Thank you Tampa Councilwoman Mary Mulhern for leading today's bicycle safety workshop at this morning's council meeting.
Gena Torres, of the MPO (Metropolitan Planning Organization), presented a summary of the bicycle safety action plan strategies. There will be a public meeting next month on the bike safety action plan and the county commissioners probably will get a look at it in March.
SWFBUD supports the bike safety action plan strategies as a positive first step in a broader move by Tampa and Hillsborough County to make this area more bicycle-friendly. It will require putting in shared road markings ("sharrows"), "bicycle-may-take-lane" signs, more paved trails, more bike lanes, education for motorists and bicyclists, a media campaign to create awareness and beefed-up police enforcement.
See the bicycle safety action plan proposals here.
Too many bicyclists have been killed in the Tampa Bay area and we need to take immediate action.

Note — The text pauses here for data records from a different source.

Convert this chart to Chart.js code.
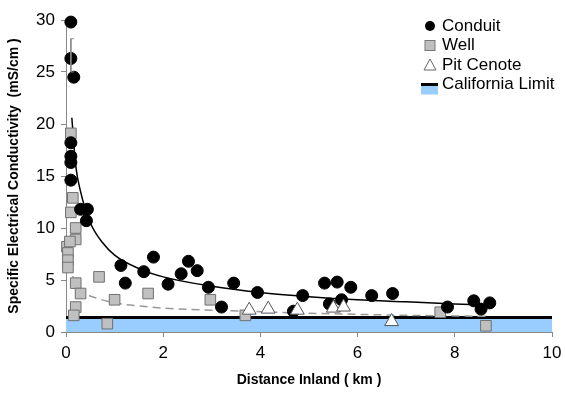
<!DOCTYPE html>
<html>
<head>
<meta charset="utf-8">
<script src="https://cdn.jsdelivr.net/npm/chart.js@4/dist/chart.umd.min.js"></script>
<style>
  html, body { margin: 0; padding: 0; background: #fff; }
  #wrap { width: 565px; height: 397px; }
</style>
</head>
<body>
<div id="wrap"><canvas id="chart" width="565" height="397"></canvas></div>
<script>
// values
const conduitX = [0.10, 0.10, 0.16, 0.10, 0.10, 0.10, 0.10, 0.30, 0.44, 0.42, 1.13, 1.22, 1.60, 1.80, 2.10, 2.37, 2.52, 2.70, 2.93, 3.20, 3.45, 3.94, 4.87, 4.68, 5.32, 5.58, 5.86, 5.42, 5.67, 6.29, 6.72, 7.85, 8.39, 8.54, 8.72];
const conduitY = [29.8, 26.3, 24.5, 18.2, 16.9, 16.3, 14.6, 11.8, 11.8, 10.7, 6.4, 4.7, 5.8, 7.2, 4.6, 5.6, 6.8, 5.9, 4.3, 2.4, 4.7, 3.8, 3.5, 2.0, 4.7, 4.8, 4.3, 2.7, 3.1, 3.5, 3.7, 2.4, 3.0, 2.2, 2.8];

const wellX = [0.10, 0.14, 0.10, 0.20, 0.20, 0.02, 0.08, 0.04, 0.04, 0.04, 0.20, 0.30, 0.68, 1.00, 1.69, 0.20, 0.16, 0.85, 2.97, 3.69, 7.70, 8.64];
const wellY = [19.1, 12.9, 11.5, 10.0, 8.9, 8.2, 8.7, 7.6, 6.9, 6.2, 4.7, 3.7, 5.3, 3.1, 3.7, 2.4, 1.6, 0.8, 3.1, 1.6, 1.9, 0.6];

const pitX = [3.77, 4.16, 4.76, 5.50, 5.71, 6.70];
const pitY = [2.1, 2.2, 2.1, 2.3, 2.4, 1.0];

// fitted curves as drawn in the figure
const conduitFitX = [0.12, 0.2, 0.3, 0.5, 0.75, 1, 1.5, 2, 3, 4, 5, 6, 7, 8, 8.7];
const conduitFitY = [20.6, 16.0, 13.5, 10.5, 8.6, 7.4, 6.1, 5.3, 4.4, 3.8, 3.4, 3.1, 2.9, 2.7, 2.6];
const wellFitX = [0.08, 0.15, 0.25, 0.4, 0.6, 1, 1.5, 2, 3, 4, 5, 6, 7, 8, 8.7];
const wellFitY = [6.6, 5.2, 4.4, 3.7, 3.3, 2.8, 2.5, 2.3, 2.1, 1.95, 1.8, 1.7, 1.6, 1.55, 1.5];

// error bar on the second conduit point
const errX = [0.10, 0.10];
const errY = [28.2, 25.0];

const limitX = [0, 10];
const limitY = [1.4, 1.4];

const xTicks = [0, 2, 4, 6, 8, 10];
const yTicks = [0, 5, 10, 15, 20, 25, 30];
const legendLabels = ['Conduit', 'Well', 'Pit Cenote', 'California Limit'];

const pts = (xs, ys) => xs.map((x, i) => ({ x: x, y: ys[i] }));
const FONT = 'Arial, "Liberation Sans", sans-serif';

// legend drawn inside the plot, top right
const legendPlugin = {
    id: 'insideLegend',
    afterDraw(chart) {
        const ctx = chart.ctx;
        const sx = 430, tx = 442, y0 = 26, gap = 19.5;
        ctx.save();
        ctx.font = '17px ' + FONT;
        ctx.fillStyle = '#000';
        ctx.textBaseline = 'middle';
        legendLabels.forEach((label, i) => {
            const y = y0 + i * gap;
            if (i === 0) {
                ctx.beginPath();
                ctx.arc(sx, y, 5, 0, Math.PI * 2);
                ctx.fillStyle = '#000';
                ctx.fill();
            } else if (i === 1) {
                ctx.fillStyle = '#c0c0c0';
                ctx.fillRect(sx - 5, y - 5, 10, 10);
                ctx.strokeStyle = '#777';
                ctx.lineWidth = 1;
                ctx.strokeRect(sx - 5, y - 5, 10, 10);
            } else if (i === 2) {
                ctx.beginPath();
                ctx.moveTo(sx, y - 6);
                ctx.lineTo(sx + 6, y + 5);
                ctx.lineTo(sx - 6, y + 5);
                ctx.closePath();
                ctx.fillStyle = '#fff';
                ctx.fill();
                ctx.strokeStyle = '#666';
                ctx.lineWidth = 1;
                ctx.stroke();
            } else {
                ctx.fillStyle = '#99ccff';
                ctx.fillRect(sx - 9, y, 17, 10);
                ctx.strokeStyle = '#000';
                ctx.lineWidth = 3;
                ctx.beginPath();
                ctx.moveTo(sx - 9, y);
                ctx.lineTo(sx + 8, y);
                ctx.stroke();
            }
            ctx.fillStyle = '#000';
            ctx.fillText(label, tx, y);
        });
        ctx.restore();
    }
};

new Chart(document.getElementById('chart'), {
    type: 'scatter',
    data: {
        datasets: [
            {
                label: 'Pit Cenote',
                data: pts(pitX, pitY),
                pointStyle: 'triangle',
                pointRadius: 8,
                backgroundColor: '#fff',
                borderColor: '#555',
                borderWidth: 1,
                clip: false,
                order: 1
            },
            {
                label: 'error',
                type: 'line',
                data: pts(errX, errY),
                borderColor: '#888',
                borderWidth: 1,
                pointStyle: 'dash',
                pointRadius: 3,
                pointBorderColor: '#888',
                fill: false,
                clip: false,
                order: 2
            },
            {
                label: 'Conduit',
                data: pts(conduitX, conduitY),
                pointStyle: 'circle',
                pointRadius: 6,
                backgroundColor: '#000',
                borderColor: '#000',
                clip: false,
                order: 3
            },
            {
                label: 'Well',
                data: pts(wellX, wellY),
                pointStyle: 'rect',
                pointRadius: 7.5,
                backgroundColor: '#c0c0c0',
                borderColor: '#707070',
                borderWidth: 1,
                clip: false,
                order: 4
            },
            {
                label: 'Conduit fit',
                type: 'line',
                data: pts(conduitFitX, conduitFitY),
                borderColor: '#000',
                borderWidth: 1.5,
                pointRadius: 0,
                cubicInterpolationMode: 'monotone',
                fill: false,
                order: 5
            },
            {
                label: 'Well fit',
                type: 'line',
                data: pts(wellFitX, wellFitY),
                borderColor: '#999',
                borderWidth: 1.5,
                borderDash: [8, 5],
                pointRadius: 0,
                cubicInterpolationMode: 'monotone',
                fill: false,
                order: 6
            },
            {
                label: 'California Limit',
                type: 'line',
                data: pts(limitX, limitY),
                borderColor: '#000',
                borderWidth: 3,
                backgroundColor: '#99ccff',
                pointRadius: 0,
                fill: 'origin',
                order: 7
            }
        ]
    },
    options: {
        responsive: false,
        animation: false,
        events: [],
        layout: { padding: { top: 20, right: 13, left: 0, bottom: 0 } },
        plugins: {
            legend: { display: false },
            tooltip: { enabled: false }
        },
        scales: {
            x: {
                type: 'linear',
                min: 0,
                max: 10,
                afterBuildTicks: s => { s.ticks = xTicks.map(v => ({ value: v })); },
                afterFit: s => { s.height = 65; s.paddingLeft = 0; s.paddingRight = 0; },
                grid: { drawOnChartArea: false, drawTicks: true, tickLength: 5, color: '#888' },
                border: { color: '#888', width: 1 },
                ticks: { color: '#000', font: { family: FONT, size: 17 }, padding: 6, maxRotation: 0 },
                title: {
                    display: true,
                    text: 'Distance Inland ( km )',
                    color: '#000',
                    font: { family: FONT, size: 14, weight: 'bold' },
                    padding: { top: 8, bottom: 8 }
                }
            },
            y: {
                type: 'linear',
                min: 0,
                max: 30,
                afterBuildTicks: s => { s.ticks = yTicks.map(v => ({ value: v })); },
                afterFit: s => { s.width = 66; s.paddingTop = 0; s.paddingBottom = 0; },
                grid: { drawOnChartArea: false, drawTicks: true, tickLength: 5, color: '#888' },
                border: { color: '#888', width: 1 },
                ticks: { color: '#000', font: { family: FONT, size: 17 }, padding: 6 },
                title: {
                    display: true,
                    text: 'Specific Electrical Conductivity  (mS/cm )',
                    color: '#000',
                    font: { family: FONT, size: 14, weight: 'bold' },
                    padding: { top: 6, bottom: 6 }
                }
            }
        }
    },
    plugins: [legendPlugin]
});
</script>
</body>
</html>
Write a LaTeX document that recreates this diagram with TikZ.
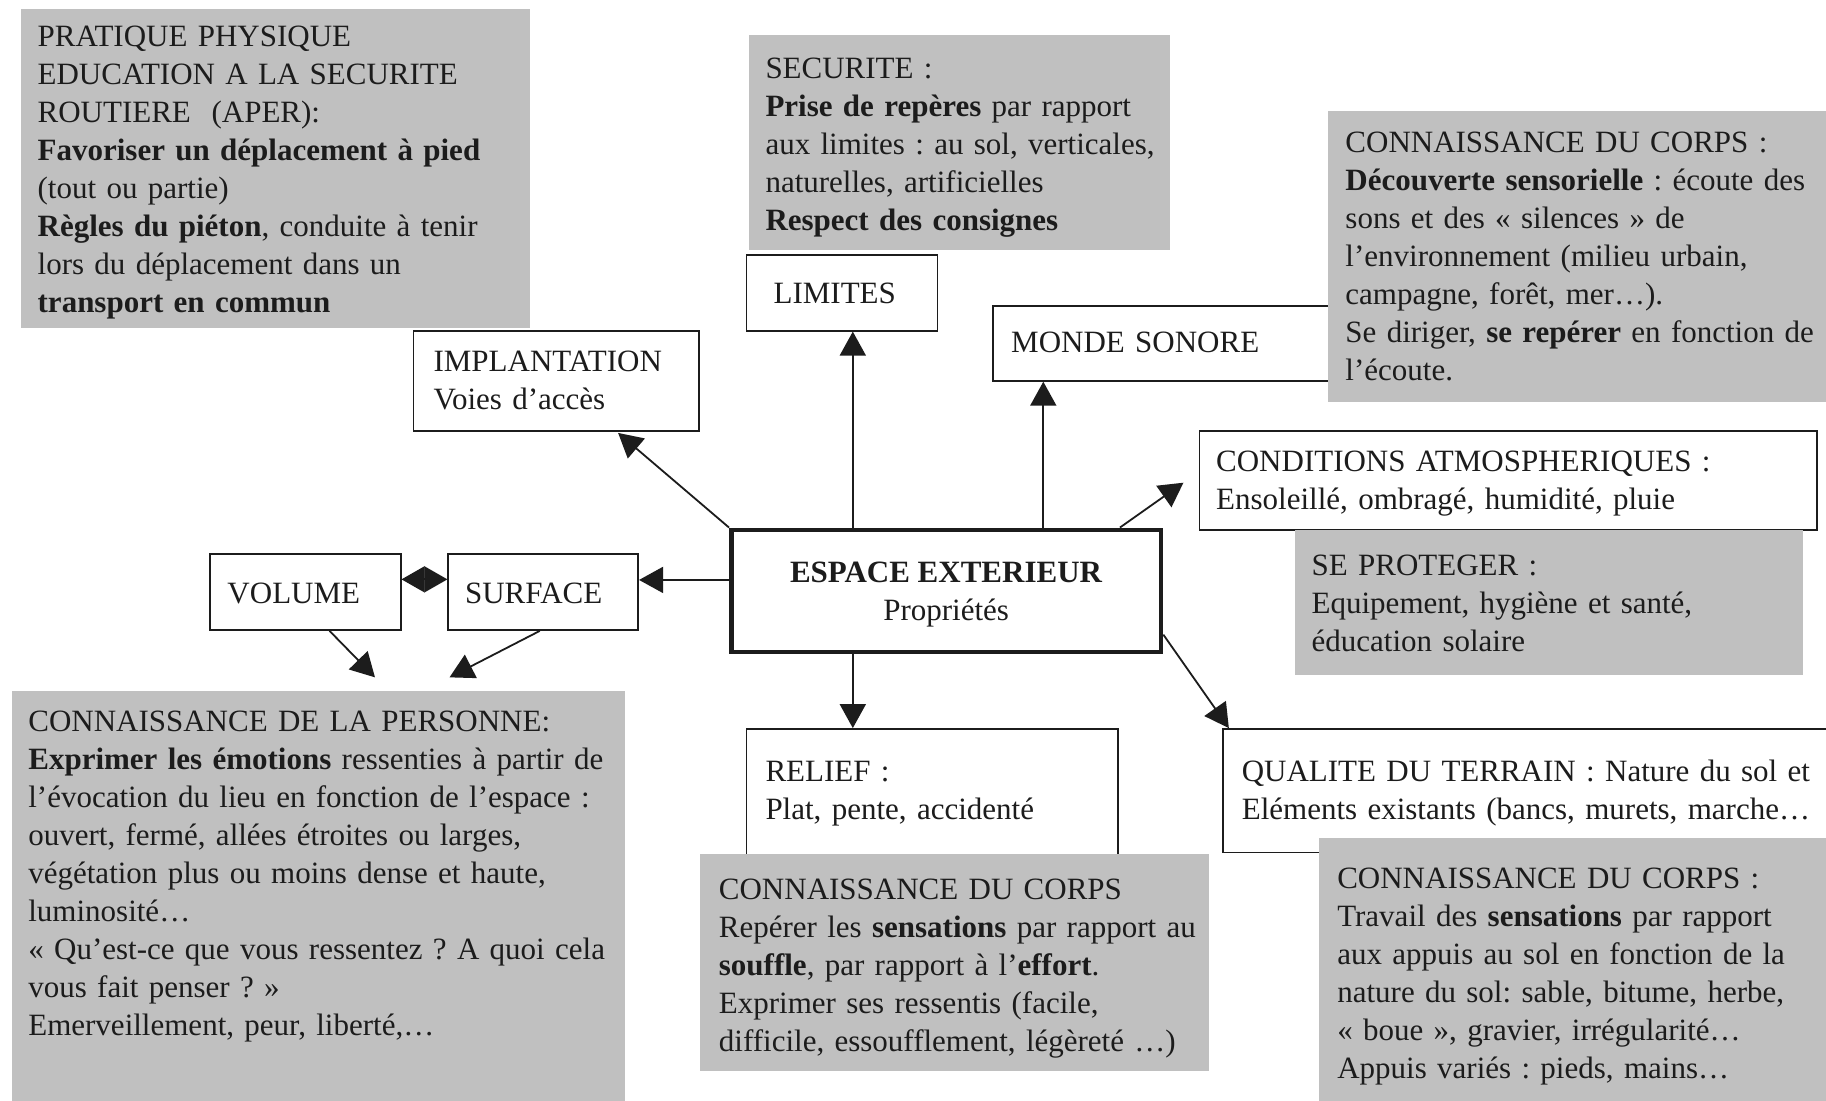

We cannot wait for sharrows and bike lanes to be striped only when roads are re-surfaced. We need Tampa to adopt a specific program that identifies roads and routes used by bicycles, with sharrows, bike lanes and sharrows on those roads.
Thank you to the bicyclists who attended this morning's workshop to speak out.
Jim Shirk, all-around bicycle volunteer and Bicycle-Ped Advisory Committee chairman, told the council members to act now and put the strategies into motion.
Myron told the council members that sharrows and connectivity are important, especially for linking downtown to the USF campus area and linking parks along the Hillsborough River.
Thank you Daniel for telling the council that he supports a police idea of putting pass bicyclists by 3 feet messages on the back of police cars' windows.
Kelly Benjamin, running for the District 6 Council seat, advises the council that safe bicycle infrastructure is part of the quality of life we need in Tampa.
Chip came from Seminole Heights to advise the council that forward-thinking cities embrace bicycling because gas, cars and roads are not endlessly sustainable.